Not even Austrian Herbert Nitsch, with a world record in freediving, 214 metres, can reach the bottom of Lake Hornavan in Arjeplog. Start from Höghedet by Svartberget on the lake for a swim you can feel. But not in the sense of feeling the bottom. There are 221 metres between surface and bottom in Sweden’s deepest lake, so the feeling you get swimming around here is slightly vertiginous.
The island Stenskär outside Piteå is part of the nature reserve Bondöfjärden, a Natura 2000 area. The reserve is 55 square kilometres, but only two of them are above the surface. On those two, you’ll find a lagoon-like natural harbour, ancient labyrinths and one of the nicest beaches in the Bothnian Bay archipelago. If you go for a swim here, you’re actually swimming at the farthest end of the inland ice that once stretched all the way from the mountains.
The largest unregulated rapids in Sweden: Storforsen outside Älvsbyn. We’re not recommending you go for a swim in the free-flowing rapids. Still, next to them, in the part that was rendered more or less dry when it was cleared for log-driving, commonly known as ’the Dead Fall’, there are a number of spectacular pools and canyons that turn this area into a perfect, natural waterpark. The cliffs around Storforsen also lend themselves to sunbathing, and the area is adapted to persons with reduced mobility and well-equipped with lots of picnic areas. There’s a hotel nearby if you feel like staying the night and have another swim in the morning.
In 1926 a cement block was erected ten metres out in lake Koltajaure. In Swedish it’s known as Treriksröset, the Norwegians call it Treriksrøyset and in Finland, it’s called Kolmen valtakunnan pyykki. The Sámi, the indigenous people who live in the cross-border area known as Sápmi, call it Golmma riikka uurna. Jump into the water in Finland and swim through Sweden and Norway, and then back to Finland. Or the other way around. It’s not every day you go for a swim in three countries.

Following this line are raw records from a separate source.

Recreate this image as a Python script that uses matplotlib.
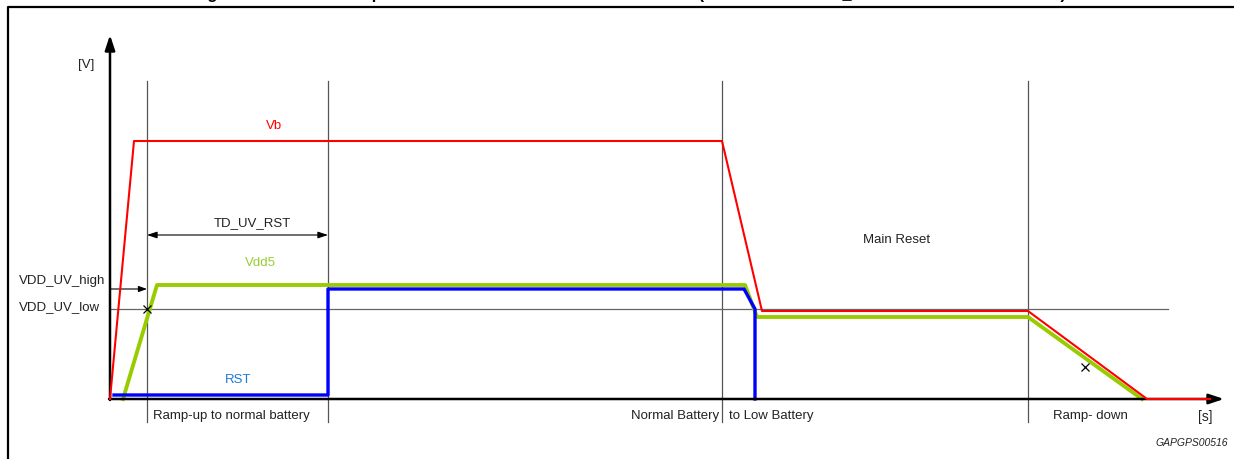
import matplotlib.pyplot as plt

plt.rcParams['font.family'] = ['Liberation Sans', 'DejaVu Sans']

# waveforms: time (arbitrary units) and voltage (arbitrary units)
vb_t = [0, 24, 612, 652, 918, 1037, 1100]
vb_v = [0, 258, 258, 88, 88, 0, 0]
vdd5_t = [13, 47, 635, 647, 918, 1032]
vdd5_v = [0, 114, 114, 82, 82, 0]
rst_t = [4, 218, 218, 634, 645, 645]
rst_v = [4, 4, 110, 110, 90, 0]

uv_high = 110
uv_low = 90
phase_t = [37, 218, 612, 918]   # phase boundaries
td_uv_rst = (37, 218)
cross_t = [37, 975]
cross_v = [90, 32]

title = ("Figure 8. Vdd5 reset at power-on and low Vbatt and at shut-down "
         "(Main reset at VDD_UV threshold and Vb levels)")

fig = plt.figure(figsize=(12.34, 4.59), dpi=100)
ax = fig.add_axes([0, 0, 1, 1])
ax.set_xlim(-110, 1124)
ax.set_ylim(-60, 399)
ax.axis('off')

# outer frame (left and top edges)
ax.plot([-102, -102, 1130], [-70, 392.5, 392.5], color='black', lw=1.6,
        solid_capstyle='butt', clip_on=False)
# title: only the bottom of it is inside the frame, as in the original
fig.text(193 / 1234, 1 + 0.5 / 459, title, fontsize=11.7, fontweight='bold',
         va='baseline', ha='left')

# phase markers
for t in phase_t:
    ax.plot([t, t], [-23, 318], color='#555555', lw=0.9, zorder=1)
ax.plot([0, 1058], [uv_low, uv_low], color='#666666', lw=0.9, zorder=1)

# signals
ax.plot(vdd5_t, vdd5_v, color='#99cc00', lw=2.8, zorder=3)
ax.plot(rst_t, rst_v, color='#0000ff', lw=2.4, zorder=4)
ax.plot(vb_t, vb_v, color='#ff0000', lw=1.5, zorder=9)
ax.plot(cross_t, cross_v, 'x', color='black', ms=6, mew=0.9, zorder=6)

# axes with arrows
ax.annotate('', xy=(0, 364), xytext=(0, -1),
            arrowprops=dict(arrowstyle='-|>,head_length=0.9,head_width=0.3',
                            color='black', lw=1.8, shrinkA=0, shrinkB=0), zorder=7)
ax.annotate('', xy=(1114, 0), xytext=(-1, 0),
            arrowprops=dict(arrowstyle='-|>,head_length=0.9,head_width=0.3',
                            color='black', lw=1.8, shrinkA=0, shrinkB=0), zorder=7)

# VDD_UV_high arrow and TD_UV_RST dimension
ax.annotate('', xy=(37, uv_high), xytext=(0, uv_high),
            arrowprops=dict(arrowstyle='-|>,head_length=0.5,head_width=0.18',
                            color='black', lw=0.8, shrinkA=0, shrinkB=0))
ax.annotate('', xy=(td_uv_rst[1], 164), xytext=(td_uv_rst[0], 164),
            arrowprops=dict(arrowstyle='<|-|>,head_length=0.6,head_width=0.2',
                            color='black', lw=0.8, shrinkA=0, shrinkB=0))

fs = 9.5
tc = '#222222'
ax.text(-24, 334, '[V]', fontsize=fs, color=tc, ha='center', va='center')
ax.text(164, 273, 'Vb', fontsize=fs, color='#ff0000', ha='center', va='center')
ax.text(150, 136, 'Vdd5', fontsize=fs, color='#99cc33', ha='center', va='center')
ax.text(128, 19, 'RST', fontsize=fs, color='#1e7ad2', ha='center', va='center')
ax.text(-91, 118, 'VDD_UV_high', fontsize=fs, color=tc, ha='left', va='center')
ax.text(-91, 92, 'VDD_UV_low', fontsize=fs, color=tc, ha='left', va='center')
ax.text(142, 176, 'TD_UV_RST', fontsize=fs, color=tc, ha='center', va='center')
ax.text(787, 159, 'Main Reset', fontsize=fs, color=tc, ha='center', va='center')
ax.text(43, -17, 'Ramp-up to normal battery', fontsize=fs, color=tc,
        ha='left', va='center')
ax.text(609, -17, 'Normal Battery', fontsize=fs, color=tc, ha='right', va='center')
ax.text(619, -17, 'to Low Battery', fontsize=fs, color=tc, ha='left', va='center')
ax.text(980, -17, 'Ramp- down', fontsize=fs, color=tc, ha='center', va='center')
ax.text(1095, -18, '[s]', fontsize=10, color=tc, ha='center', va='center')
ax.text(1118, -44, 'GAPGPS00516', fontsize=7.5, color=tc, style='italic',
        ha='right', va='center')

fig.savefig('out.png', dpi=100)
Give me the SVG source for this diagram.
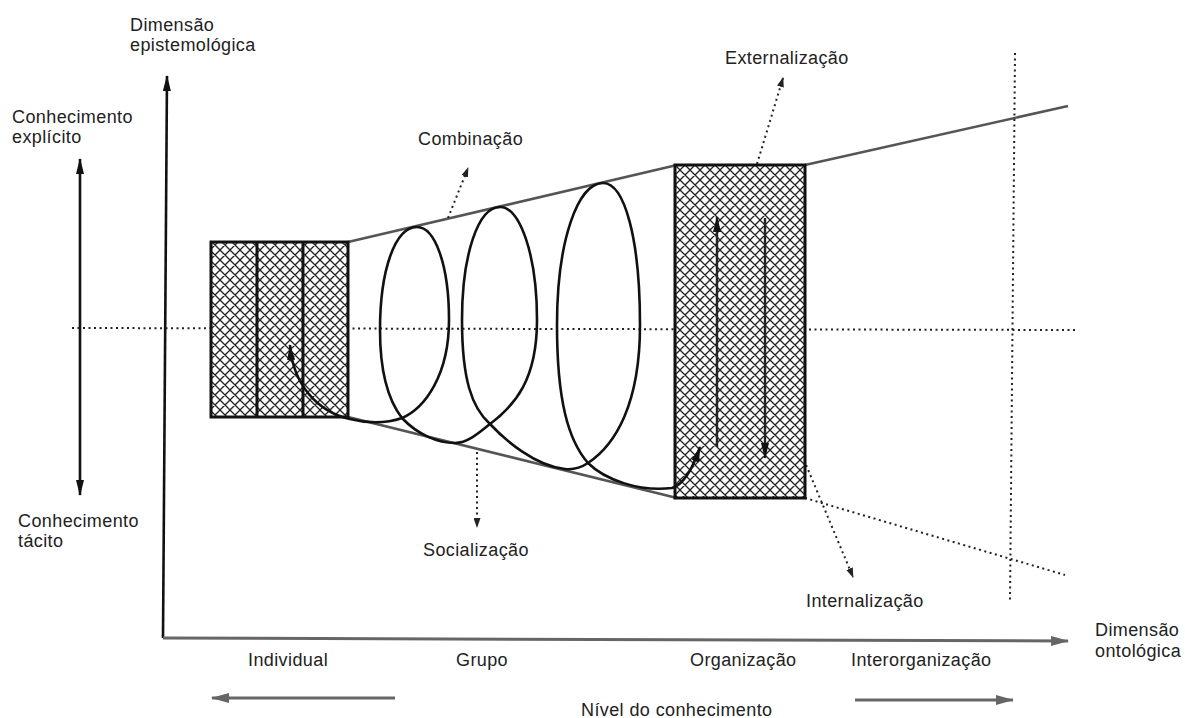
<svg xmlns="http://www.w3.org/2000/svg" width="1185" height="718" viewBox="0 0 1185 718">
<defs>
<style>
text{font-family:"Liberation Sans",Arial,Helvetica,sans-serif;font-size:18px;fill:#222;letter-spacing:0.4px}
.axis{fill:none;stroke:#111;stroke-width:2.6}
.gaxis{fill:none;stroke:#666;stroke-width:3}
.cone{fill:none;stroke:#555;stroke-width:2.6}
.dot{fill:none;stroke:#222;stroke-width:2;stroke-dasharray:2 3.5}
.box{fill:url(#hatch);stroke:#111;stroke-width:3}
.div{stroke:#111;stroke-width:3}
.spiral{fill:none;stroke:#111;stroke-width:2.6}
.inarrow{fill:none;stroke:#222;stroke-width:2.4}
</style>
<pattern id="hatch" patternUnits="userSpaceOnUse" width="10" height="10">
<rect width="10" height="10" fill="#fff"/>
<path d="M-1,-1 L11,11 M9,-1 L11,1 M-1,9 L1,11 M11,-1 L-1,11 M1,-1 L-1,1 M11,9 L9,11" stroke="#222" stroke-width="1.3"/>
</pattern>
<marker id="ah" viewBox="0 0 16 8" refX="15" refY="4" markerWidth="16" markerHeight="8" markerUnits="userSpaceOnUse" orient="auto-start-reverse">
<path d="M0,0 L16,4 L0,8 z" fill="#111"/>
</marker>
<marker id="gah" viewBox="0 0 18 10" refX="17" refY="5" markerWidth="18" markerHeight="10" markerUnits="userSpaceOnUse" orient="auto-start-reverse">
<path d="M0,0 L18,5 L0,10 z" fill="#666"/>
</marker>
<marker id="dah" viewBox="0 0 10 7" refX="9" refY="3.5" markerWidth="10" markerHeight="7" markerUnits="userSpaceOnUse" orient="auto">
<path d="M0,0 L10,3.5 L0,7 z" fill="#222"/>
</marker>
</defs>
<rect width="1185" height="718" fill="#fff"/>

<g id="connectors">
<path class="axis" d="M163,638 L167,76" marker-end="url(#ah)"/>
<path class="gaxis" d="M163,638 L1068,641" marker-end="url(#gah)"/>
<path class="axis" d="M80,159 L80,495" marker-start="url(#ah)" marker-end="url(#ah)"/>
<path class="dot" d="M72,328 L1075,330"/>
<path class="cone" d="M348,242 L677,165"/>
<path class="cone" d="M348,417 L677,498"/>
<path class="cone" d="M805,165 L1068,106"/>
<path class="dot" d="M805,498 L1065,575"/>
<path class="dot" d="M1015,53 L1010,602"/>
<path class="gaxis" d="M395,698 L212,698" marker-end="url(#gah)"/>
<path class="gaxis" d="M855,700 L1013,700" marker-end="url(#gah)"/>
<path class="dot" d="M448,218 L468,168" marker-end="url(#dah)"/>
<path class="dot" d="M757,164 L783,78" marker-end="url(#dah)"/>
<path class="dot" d="M477,452 L477,527" marker-end="url(#dah)"/>
<path class="dot" d="M804,460 L853,577" marker-end="url(#dah)"/>
</g>

<g id="node-individual">
<rect class="box" x="211" y="242" width="137" height="175"/>
<line class="div" x1="257" y1="242" x2="257" y2="417"/>
<line class="div" x1="303" y1="242" x2="303" y2="417"/>
</g>

<g id="node-organizacao">
<rect class="box" x="675" y="165" width="130" height="333"/>
<path class="inarrow" d="M717,447 L717,217" marker-end="url(#ah)"/>
<path class="inarrow" d="M765,218 L765,458" marker-end="url(#ah)"/>
</g>

<g id="spiral">
<path class="spiral" marker-start="url(#ah)" marker-end="url(#ah)" d="M290,345 C293,385 318,412 350,419 C365,423 385,424 402,418 C425,408 449,375 449,320 C449,265 435,227 417,227 C395,227 380,270 380,330 C380,370 388,400 402,418 C418,435 438,443 455,443 C468,443 480,432 490,424 C515,405 537,380 537,320 C537,255 520,207 500,207 C478,207 462,255 462,320 C462,380 472,408 490,424 C505,440 535,466 565,469 C575,470 582,467 588,463 C615,445 640,405 640,325 C640,240 625,183 603,183 C578,183 557,240 557,325 C557,400 568,440 588,463 C605,480 640,492 672,488 C685,484 694,465 700,447"/>
</g>

<g id="labels">
<text x="130" y="31">Dimensão</text>
<text x="130" y="51">epistemológica</text>
<text x="12" y="123">Conhecimento</text>
<text x="12" y="143">explícito</text>
<text x="18" y="527">Conhecimento</text>
<text x="18" y="547">tácito</text>
<text x="418" y="145">Combinação</text>
<text x="725" y="64">Externalização</text>
<text x="423" y="556">Socialização</text>
<text x="806" y="607">Internalização</text>
<text x="1095" y="636">Dimensão</text>
<text x="1095" y="657">ontológica</text>
<text x="248" y="666">Individual</text>
<text x="456" y="666">Grupo</text>
<text x="690" y="666">Organização</text>
<text x="851" y="666">Interorganização</text>
<text x="581" y="716">Nível do conhecimento</text>
</g>
</svg>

The island of Haparanda Sandskär could be described as Swedish Lapland’s own Maspalomas – but without parasols and umbrella drinks. The island is part of the Haparanda archipelago and a paradise for anyone who likes sand between their toes. Several kilometres of sandy beach is found on the 600-hectare island. And it is rarely overcrowded.
Poor Trollsjön – if it had been a little bit deeper than its 36 metres, the measured visibility would probably have been more than 36 metres too because the water is so clear. If you go for a swim here it’s a good thing that you’ve first had to walk along at a brisk pace from Låktatjåkko Mountain station, uphills through beautiful Kärkevagge – the water is meltwater from surrounding glaciers and not very warm. In Sámi the name of the lake is Rissájávri, which translates to something like ‘the lake that gleams like fire’.
Álggajávrre, 756 metres above sea level in Sarek national park, is just north of Sweden’s most inaccessible point,
N67 23.199, E17 05.989 (SWEREF 99). Another alternative could be N67 19.118 E17 09.919 (RT 90), and then the most inaccessible point would be the north-eastern shore of Lulep Rissájávree around 900 metres above sea level. The most inaccessible point means the location furthest from a road. Both these spots are around 50 kilometres from the nearest road. Lulep Rissájávrre is located in Padjelanta national park.